Un vetro in frantumi, una sirena che suona, urla scomposte. E’ l’inizio di (prendete una boccata d’aria!) “You Might Think He Loves You for Your Money But I Know What He Really Loves You for It's Your Brand New Leopard Skin Pillbox Hat”, la traccia numero uno del nuovo disco dei Death Grips.
Hanno voluto trasfigurarla così, l’urgenza che li spinge a fare musica, la stessa che li ha indotti a regalare ancora una volta un disco, sempre scaricabile gratuitamente dal loro sito ufficiale, thirdworlds.net (la Third Worlds è la loro etichetta personale). Insomma, se non puoi scendere a patti con le case discografiche, allora gioca con le loro stesse armi, ma puntandogliele alla testa.
Lo avevano fatto già col disco precedente, quello-con-il-cazzo-eretto in copertina… E poco importa se quello era un disco tutt’altro che memorabile, anzi! Del resto, a questi livelli, sembra ormai contare più il gesto ribelle che la musica vera e propria. Tuttavia, con questa nuova release i Nostri si rimettono in carreggiata con un disco più equilibrato, che continua ad esplorare le possibilità sperimentali di un hip-hop quanto mai schizofrenico, anche se lontano dalle asperità di lavori come “Exmilitary” e “The Money Store”.
Un disco che procede, quindi, verso lande meno misteriose e impervie, tanto che anche lo stesso Mc Ride si limita, spesso e volentieri, quasi a ripetere ossessivamente le stesse sillabazioni, le stesse successioni di versi ostili e “negativi”. Nel frattempo, le parti strumentali (se ne occupano Zach Hill e Flatlander) si caricano di uno spessore a tratti quasi “materico”, procedendo tra dinamiche sature che rimescolano beat techno e disorientamenti più o meno rabbiosi (è il caso di “Anne Bonny” o “Feels Like A Wheel”) e percorsi più minimalisti, a tratti quasi subliminali (“Two Heavens”, l’aliena “Birds”). I pezzi non brillano come dovrebbero, ma l’atmosfera è carica delle vibrazioni giuste e si ha la netta sensazione che la strada (ri-)trovata sia (di nuovo) quella più adeguata per il compimento della missione.

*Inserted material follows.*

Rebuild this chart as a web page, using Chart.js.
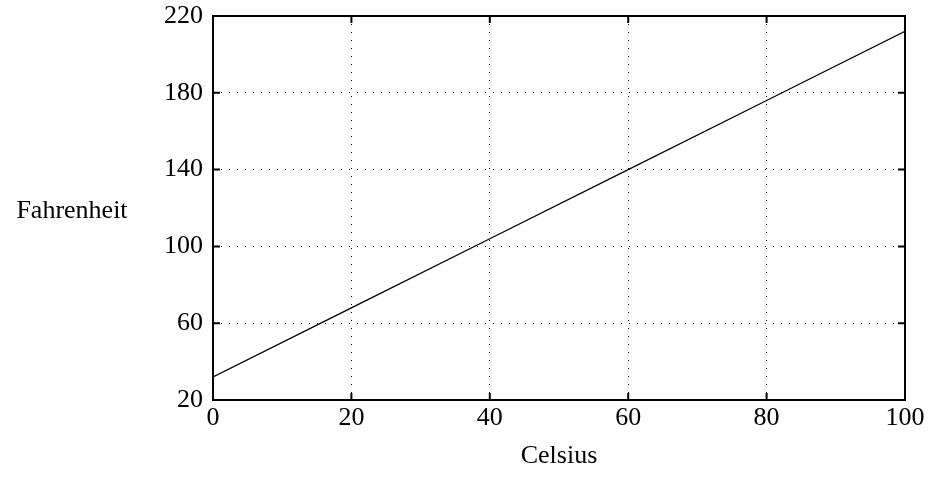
<!DOCTYPE html>
<html>
<head>
<meta charset="utf-8">
<script src="https://cdn.jsdelivr.net/npm/chart.js@4"></script>
<style>
  html, body { margin: 0; padding: 0; background: #fff; }
  #wrap { width: 929px; height: 479px; }
</style>
</head>
<body>
<div id="wrap"><canvas id="chart" width="929" height="479"></canvas></div>
<script>
// values
const celsius = [0, 20, 40, 60, 80, 100];
const fahrenheit = [32, 68, 104, 140, 176, 212];
const xTicks = [0, 20, 40, 60, 80, 100];
const yTicks = [20, 60, 100, 140, 180, 220];
const xTitle = 'Celsius';
const yTitle = 'Fahrenheit';

const serif = '"Liberation Serif", "Times New Roman", serif';

// frame round the plot, with short inward ticks on every side
const framePlugin = {
    id: 'frame',
    afterDraw(chart) {
        const ctx = chart.ctx;
        const a = chart.chartArea;
        const xs = chart.scales.x, ys = chart.scales.y;
        const len = 7;
        ctx.save();
        ctx.strokeStyle = '#000';
        ctx.lineWidth = 2;
        ctx.strokeRect(a.left, a.top, a.right - a.left, a.bottom - a.top);
        ctx.beginPath();
        xTicks.forEach(v => {
            const px = xs.getPixelForValue(v);
            ctx.moveTo(px, a.bottom); ctx.lineTo(px, a.bottom - len);
            ctx.moveTo(px, a.top); ctx.lineTo(px, a.top + len);
        });
        yTicks.forEach(v => {
            const py = ys.getPixelForValue(v);
            ctx.moveTo(a.left, py); ctx.lineTo(a.left + len, py);
            ctx.moveTo(a.right, py); ctx.lineTo(a.right - len, py);
        });
        ctx.stroke();

        // horizontal y title on the left
        ctx.fillStyle = '#000';
        ctx.font = '26px ' + serif;
        ctx.textAlign = 'center';
        ctx.textBaseline = 'alphabetic';
        ctx.fillText(yTitle, 72, 218);
        ctx.restore();
    }
};

const ctx = document.getElementById('chart').getContext('2d');
new Chart(ctx, {
    type: 'line',
    data: {
        datasets: [{
            data: celsius.map((c, i) => ({ x: c, y: fahrenheit[i] })),
            borderColor: '#000',
            borderWidth: 1.3,
            pointRadius: 0,
            tension: 0,
            fill: false
        }]
    },
    options: {
        responsive: false,
        animation: false,
        events: [],
        layout: { padding: { left: 0, top: 16, right: 24, bottom: 0 } },
        plugins: { legend: { display: false }, tooltip: { enabled: false } },
        scales: {
            x: {
                type: 'linear',
                min: 0, max: 100,
                afterFit: s => { s.height = 79; s.paddingLeft = 0; s.paddingRight = 0; },
                afterBuildTicks: s => { s.ticks = xTicks.map(v => ({ value: v })); },
                ticks: { color: '#000', font: { family: serif, size: 26 }, padding: 3, maxRotation: 0 },
                grid: { color: '#000', lineWidth: 1, drawTicks: false },
                border: { display: false, dash: [1, 7] },
                title: { display: true, text: xTitle, color: '#000', font: { family: serif, size: 26 }, padding: { top: 0, bottom: 7 } }
            },
            y: {
                type: 'linear',
                min: 20, max: 220,
                afterFit: s => { s.width = 213; s.paddingTop = 0; s.paddingBottom = 0; },
                afterBuildTicks: s => { s.ticks = yTicks.map(v => ({ value: v })); },
                ticks: { color: '#000', font: { family: serif, size: 26 }, padding: 10 },
                grid: { color: '#000', lineWidth: 1, drawTicks: false },
                border: { display: false, dash: [1, 7] }
            }
        }
    },
    plugins: [framePlugin]
});
</script>
</body>
</html>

Lo confermano, anche se a sprazzi, le variazioni drum’n’bass, in salsa schizedelica (con tanto di laser e paillette robotiche) che attraversano “This Is Violence Now (Don't Get Me Wrong)”, il surrealismo clubbistico di “Big House”, l’anarchico incedere della title track e il trionfo coloratissimo, ma comunque incupito da digressioni ipnotiche, di “Whatever I Want (Fuck Who's Watching)”. Insomma, un disco incompiuto e altalenante, ma “vivo”.